À gauche du schéma apparaît le bloc des politiques existantes (politiques, lois, règlements, programmes, certaines activités, etc.) constituant la grappe. Dans le cas de la sous-grappe de la sécurité routière, l’on retrouverait par exemple le Code de la sécurité routière et la surveillance routière.
Le deuxième bloc en se dirigeant vers la droite est celui du panier des mesures concrètes d’intervention contenues auxdites politiques (ex. contravention pour vitesse excessive). Il importe d’identifier ces mesures car ce sont elles qui modifient les comportements et génèrent les résultats.
L’on retrouverait ensuite le système (ex. système routier) que l’on cherche à influencer favorablement puis les déterminants naturels et hors contrôle (ex. verglas) dudit système. Des flèches illustrent les chaînes d’influence des déterminants, les chaînes d’impacts des mesures ainsi que les liens de causalité internes au système. Viennent ensuite, au centre et en bas du schéma, le ou les résultats visés (ex. réduction de 100 morts sur les routes), en lien direct avec le besoin ou l’attente à satisfaire. Enfin, la sixième et dernière composante du schéma, tout en bas, est la satisfaction ainsi générée.
Cette approche évaluative est novatrice, mais elle s’inspire tout de même des modèles logiques en évaluation de programme, la différence étant que l’on considère plusieurs mesures à la fois, cette combinaison de mesures étant nécessaire pour influencer les chaînes de causalité et le phénomène en cause (ex. mortalité sur les routes). Elle emprunte aussi aux modèles économétriques, où sont distinguées les variables endogènes, exogènes et celles sous contrôle du gouvernement, et à l’approche des déterminants en santé dans la prise en compte des déterminants externes .
Il resterait bien sûr beaucoup de travail de recherche à réaliser avant que cette avenue de l’évaluation systémique globale des grappes de politiques publiques ne soit applicable. Un tel mandat de recherche viserait par exemple à préciser le concept de satisfaction en science économique, à clarifier la notion de système au sein de la grappe, à asseoir la méthodologie permettant de réunir les données probantes (ex. rendements et élasticités) sous-jacentes à la qualification de la force des liens et des chaînes d’impact. Enfin, chacune des grappes aurait à être dessinée, ce qui requiert évidemment une expertise sectorielle.
Conclusion
Refaire toujours la même chose conduit généralement aux mêmes résultats, décevants dans le cas de l’évaluation traditionnelle des mesures d’intervention publique existantes (évaluation des mesures individuelles, avec ou sans consultation).
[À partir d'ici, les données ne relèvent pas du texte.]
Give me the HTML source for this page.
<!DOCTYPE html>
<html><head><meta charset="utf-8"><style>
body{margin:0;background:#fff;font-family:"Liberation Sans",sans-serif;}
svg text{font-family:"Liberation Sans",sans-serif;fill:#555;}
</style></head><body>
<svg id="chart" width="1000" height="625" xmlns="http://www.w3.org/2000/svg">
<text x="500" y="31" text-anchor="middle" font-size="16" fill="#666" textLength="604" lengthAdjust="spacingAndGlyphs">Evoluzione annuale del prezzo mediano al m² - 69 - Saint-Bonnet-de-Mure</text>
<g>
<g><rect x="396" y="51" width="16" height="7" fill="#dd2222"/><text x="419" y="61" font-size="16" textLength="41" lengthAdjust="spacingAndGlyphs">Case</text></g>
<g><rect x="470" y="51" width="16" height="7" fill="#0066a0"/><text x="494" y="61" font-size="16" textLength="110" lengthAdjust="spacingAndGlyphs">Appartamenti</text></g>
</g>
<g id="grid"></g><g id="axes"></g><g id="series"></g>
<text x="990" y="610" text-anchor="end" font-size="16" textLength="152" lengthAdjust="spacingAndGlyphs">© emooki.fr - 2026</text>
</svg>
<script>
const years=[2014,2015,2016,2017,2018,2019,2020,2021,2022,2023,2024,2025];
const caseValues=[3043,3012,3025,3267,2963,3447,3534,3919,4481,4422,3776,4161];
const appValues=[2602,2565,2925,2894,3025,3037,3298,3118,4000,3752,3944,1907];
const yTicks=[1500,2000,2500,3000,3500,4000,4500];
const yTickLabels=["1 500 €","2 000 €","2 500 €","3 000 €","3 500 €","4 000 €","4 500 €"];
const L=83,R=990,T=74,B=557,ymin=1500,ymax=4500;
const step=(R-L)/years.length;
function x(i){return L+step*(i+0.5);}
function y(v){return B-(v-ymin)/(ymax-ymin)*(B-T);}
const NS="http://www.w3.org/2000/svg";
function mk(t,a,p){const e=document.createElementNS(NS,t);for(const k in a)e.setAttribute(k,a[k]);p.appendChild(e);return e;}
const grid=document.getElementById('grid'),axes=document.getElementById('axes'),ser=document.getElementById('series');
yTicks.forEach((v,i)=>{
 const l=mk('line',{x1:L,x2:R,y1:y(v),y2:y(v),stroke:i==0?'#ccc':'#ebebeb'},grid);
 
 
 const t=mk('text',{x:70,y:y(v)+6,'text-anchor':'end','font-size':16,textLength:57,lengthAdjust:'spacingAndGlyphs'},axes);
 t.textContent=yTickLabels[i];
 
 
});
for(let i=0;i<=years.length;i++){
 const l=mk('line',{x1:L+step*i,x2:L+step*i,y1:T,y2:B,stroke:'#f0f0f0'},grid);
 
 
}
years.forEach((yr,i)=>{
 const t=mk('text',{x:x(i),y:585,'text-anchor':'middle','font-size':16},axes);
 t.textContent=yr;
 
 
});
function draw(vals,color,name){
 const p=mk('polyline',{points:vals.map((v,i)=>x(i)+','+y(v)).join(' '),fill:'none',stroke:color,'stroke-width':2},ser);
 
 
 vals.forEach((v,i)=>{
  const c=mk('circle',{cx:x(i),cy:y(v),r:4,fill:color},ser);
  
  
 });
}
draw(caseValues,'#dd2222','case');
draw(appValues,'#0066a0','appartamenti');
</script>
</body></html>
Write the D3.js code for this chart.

Cette approche pourrait être remplacée par celle de l’évaluation systémique globale de tous les types de leviers d’intervention de l’État. Elle consisterait en l’évaluation permanente d’une dizaine de grappes de politiques publiques, rejoignant l’essentiel des attentes de la population envers son gouvernement. Elle pourrait permettre, en première analyse, de mieux comprendre avant d’intervenir (penser globalement et agir localement), d’identifier les mesures et chaînes d’intervention les plus performantes (faire le plein de satisfaction), d’économiser sur celles qui le sont moins, de réaliser en simultané le processus évaluation-élaboration des politiques publiques et d’améliorer la communication gouvernementale sur les grands enjeux de société.
Beaucoup de travail de recherche reste toutefois à réaliser avant que cette avenue de l’évaluation systémique globale et des grappes de politiques publiques ne soit applicable et qu’il y ait ainsi une suite éventuelle au présent billet, car sortir des sentiers battus est exigeant!